The weakest element of the critique is the recommendation that Doing Business should not be used to rank countries, and that neither the Bank nor donors should use it as an assessment. Aldo Caliari, a director at the Center of Concern, one of the signatories of the joint submission to the review panel, called the information provided by Doing Business rankings “illusory” during a discussion at the World Bank’s Spring Meeting.

But what is supposed to be the alternative to providing the public, policymakers, and donors with this metric however imperfect it may be? Unless we have a superior way of measuring the quality of business environment, ignoring the information contained in the Doing Business rankings hardly seems like sound advice.

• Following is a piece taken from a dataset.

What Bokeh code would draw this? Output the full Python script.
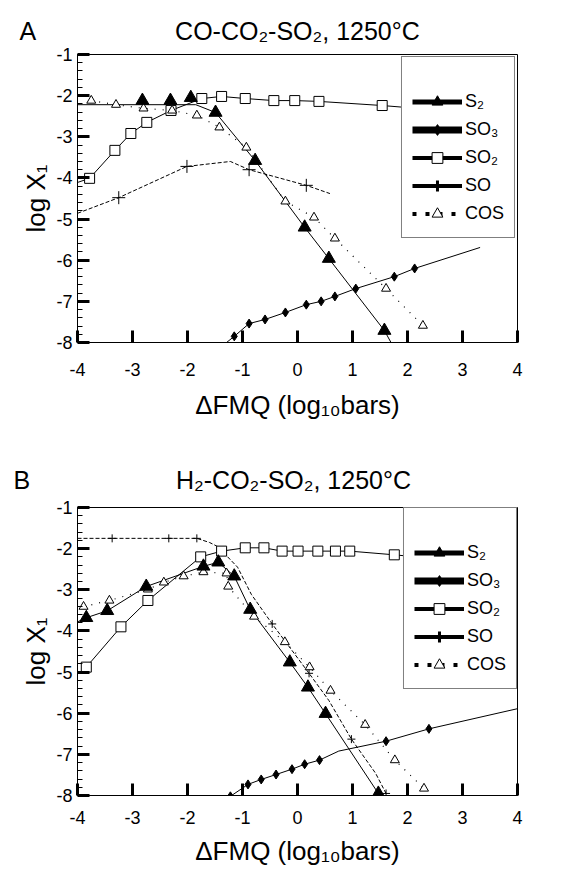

And that seems to be the core of the problem with ongoing discussions about the Doing Business project. It is true that Doing Business is not an ideal metric of business environment: Nothing is. Yet over the past decade the survey has proven an extremely useful tool both for scholars and businesspeople who want to compare the ease of actually conducting business in different countries, and for policymakers trying to foster the development of the private sector. Unless someone comes up with a better alternative, discarding or watering down this metric is likely to lead to less well‐​informed choices about policy.

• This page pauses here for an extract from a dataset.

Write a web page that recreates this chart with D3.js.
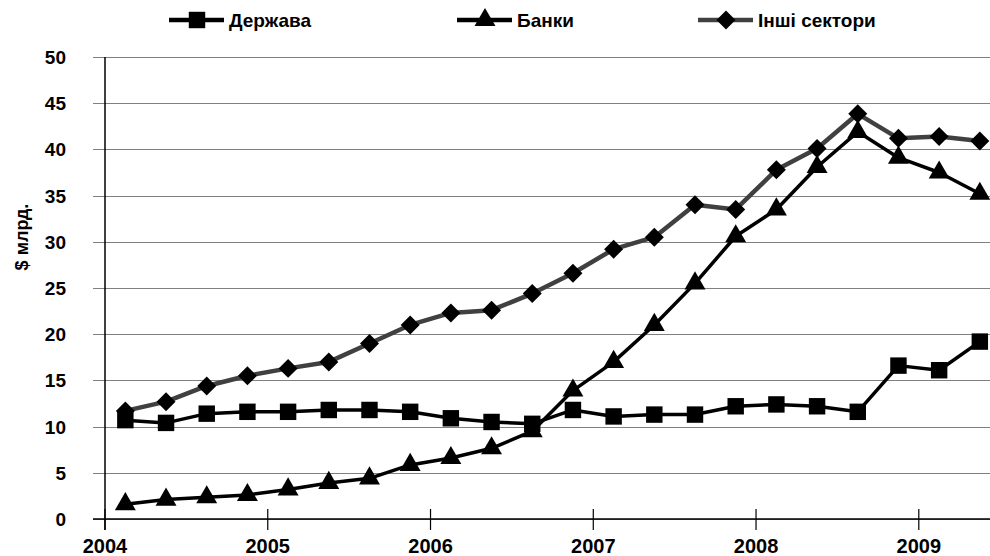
<!DOCTYPE html>
<html>
<head>
<meta charset="utf-8">
<script src="https://cdn.jsdelivr.net/npm/d3@7"></script>
<style>
  body { margin: 0; background: #fff; }
  svg { display: block; font-family: "Liberation Sans", Arial, sans-serif; font-weight: bold; }
</style>
</head>
<body>
<div id="chart"></div>
<script>
// quarterly observations, Q1 2004 .. Q2 2009
const quarters = [
  "2004 I", "2004 II", "2004 III", "2004 IV",
  "2005 I", "2005 II", "2005 III", "2005 IV",
  "2006 I", "2006 II", "2006 III", "2006 IV",
  "2007 I", "2007 II", "2007 III", "2007 IV",
  "2008 I", "2008 II", "2008 III", "2008 IV",
  "2009 I", "2009 II"
];
const years = ["2004", "2005", "2006", "2007", "2008", "2009"];
const yTicks = [0, 5, 10, 15, 20, 25, 30, 35, 40, 45, 50];

const derzhava = [10.7, 10.4, 11.4, 11.6, 11.6, 11.8, 11.8, 11.6, 10.9, 10.5, 10.3,
  11.8, 11.1, 11.3, 11.3, 12.2, 12.4, 12.2, 11.6, 16.6, 16.1, 19.2];
const banky = [1.6, 2.1, 2.35, 2.6, 3.2, 3.9, 4.4, 5.85, 6.6, 7.65, 9.5,
  13.9, 17.0, 21.0, 25.5, 30.6, 33.5, 38.1, 41.9, 39.1, 37.5, 35.2];
const inshi = [11.7, 12.7, 14.4, 15.5, 16.3, 17.0, 19.0, 21.0, 22.3, 22.6, 24.4,
  26.6, 29.2, 30.5, 34.0, 33.5, 37.8, 40.1, 43.85, 41.2, 41.4, 40.9];

// diamond = square turned by 45 degrees
const series = [
  { name: "Держава", values: derzhava, color: "#000", symbol: d3.symbolSquare, size: 270, rot: 0, legendX: 169 },
  { name: "Банки", values: banky, color: "#000", symbol: d3.symbolTriangle, size: 190, rot: 0, legendX: 457 },
  { name: "Інші сектори", values: inshi, color: "#404040", symbol: d3.symbolSquare, size: 180, rot: 45, legendX: 698 }
];

const width = 990, height = 556;
const plotLeft = 105, plotBottom = 519, plotTop = 57;
const step = 40.69;

const svg = d3.select("#chart").append("svg")
  .attr("width", width)
  .attr("height", height);

const x = d3.scaleBand()
  .domain(quarters)
  .range([plotLeft, plotLeft + step * quarters.length])
  .padding(0);
const y = d3.scaleLinear().domain([0, 50]).range([plotBottom, plotTop]);
const cx = (i) => x(quarters[i]) + x.bandwidth() / 2;

// gridlines + y labels
svg.append("g").selectAll("line").data(yTicks).enter().append("line")
  .attr("x1", 93).attr("x2", width)
  .attr("y1", (d) => Math.round(y(d)) + 0.5).attr("y2", (d) => Math.round(y(d)) + 0.5)
  .attr("stroke", "#808080").attr("stroke-width", 1.2);

svg.append("g").selectAll("text").data(yTicks).enter().append("text")
  .attr("x", 66).attr("y", (d) => y(d) + 7)
  .attr("text-anchor", "end")
  .style("font-size", "19px")
  .text((d) => d);

// axes lines
svg.append("line").attr("x1", plotLeft).attr("x2", plotLeft).attr("y1", plotTop).attr("y2", 530)
  .attr("stroke", "#000").attr("stroke-width", 1.5);
svg.append("line").attr("x1", 93).attr("x2", width).attr("y1", plotBottom).attr("y2", plotBottom)
  .attr("stroke", "#000").attr("stroke-width", 1.5);

// year ticks on quarter boundaries
svg.append("g").selectAll("line").data(years).enter().append("line")
  .attr("x1", (d, i) => x(quarters[i * 4])).attr("x2", (d, i) => x(quarters[i * 4]))
  .attr("y1", 509).attr("y2", 530)
  .attr("stroke", "#000").attr("stroke-width", 1.2);

svg.append("g").selectAll("text").data(years).enter().append("text")
  .attr("x", (d, i) => x(quarters[i * 4]))
  .attr("y", 553)
  .attr("text-anchor", "middle")
  .style("font-size", "20px")
  .text((d) => d);

// y title
svg.append("text")
  .attr("transform", "translate(28, 237) rotate(-90)")
  .attr("text-anchor", "middle")
  .style("font-size", "18px")
  .text("$ млрд.");

const line = d3.line().x((d, i) => cx(i)).y((d) => y(d));

series.forEach((s) => {
  const g = svg.append("g");
  g.append("path")
    .attr("d", line(s.values))
    .attr("fill", "none")
    .attr("stroke", s.color)
    .attr("stroke-width", s.color === "#000" ? 3.5 : 4.5)
    .attr("stroke-linejoin", "round");
  g.selectAll("path.m").data(s.values).enter().append("path")
    .attr("class", "m")
    .attr("d", d3.symbol().type(s.symbol).size(s.size))
    .attr("transform", (d, i) => `translate(${cx(i)},${y(d)}) rotate(${s.rot})`)
    .attr("fill", "#000");

  // legend
  const lg = svg.append("g");
  lg.append("line")
    .attr("x1", s.legendX).attr("x2", s.legendX + 55)
    .attr("y1", 20).attr("y2", 20)
    .attr("stroke", s.color).attr("stroke-width", 4.5);
  lg.append("path")
    .attr("d", d3.symbol().type(s.symbol).size(s.size))
    .attr("transform", `translate(${s.legendX + 28},20) rotate(${s.rot})`)
    .attr("fill", "#000");
  lg.append("text")
    .attr("x", s.legendX + 60).attr("y", 27)
    .style("font-size", "19px")
    .text(s.name);
});
</script>
</body>
</html>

We may disagree about the relative importance of a good business environment for poor countries. Yet few would suggest that it should be simply ignored. It’s difficult to avoid the impression that Doing Business is currently coming under attack by groups with ulterior motives, groups who are inimical to a pro‐​market and pro‐​growth policy agenda. Given the extraordinary economic and human progress achieved in the last few decades through deliberate improvements to business environment, one hopes that the Doing Business project remains central to the World Bank’s portfolio of activities.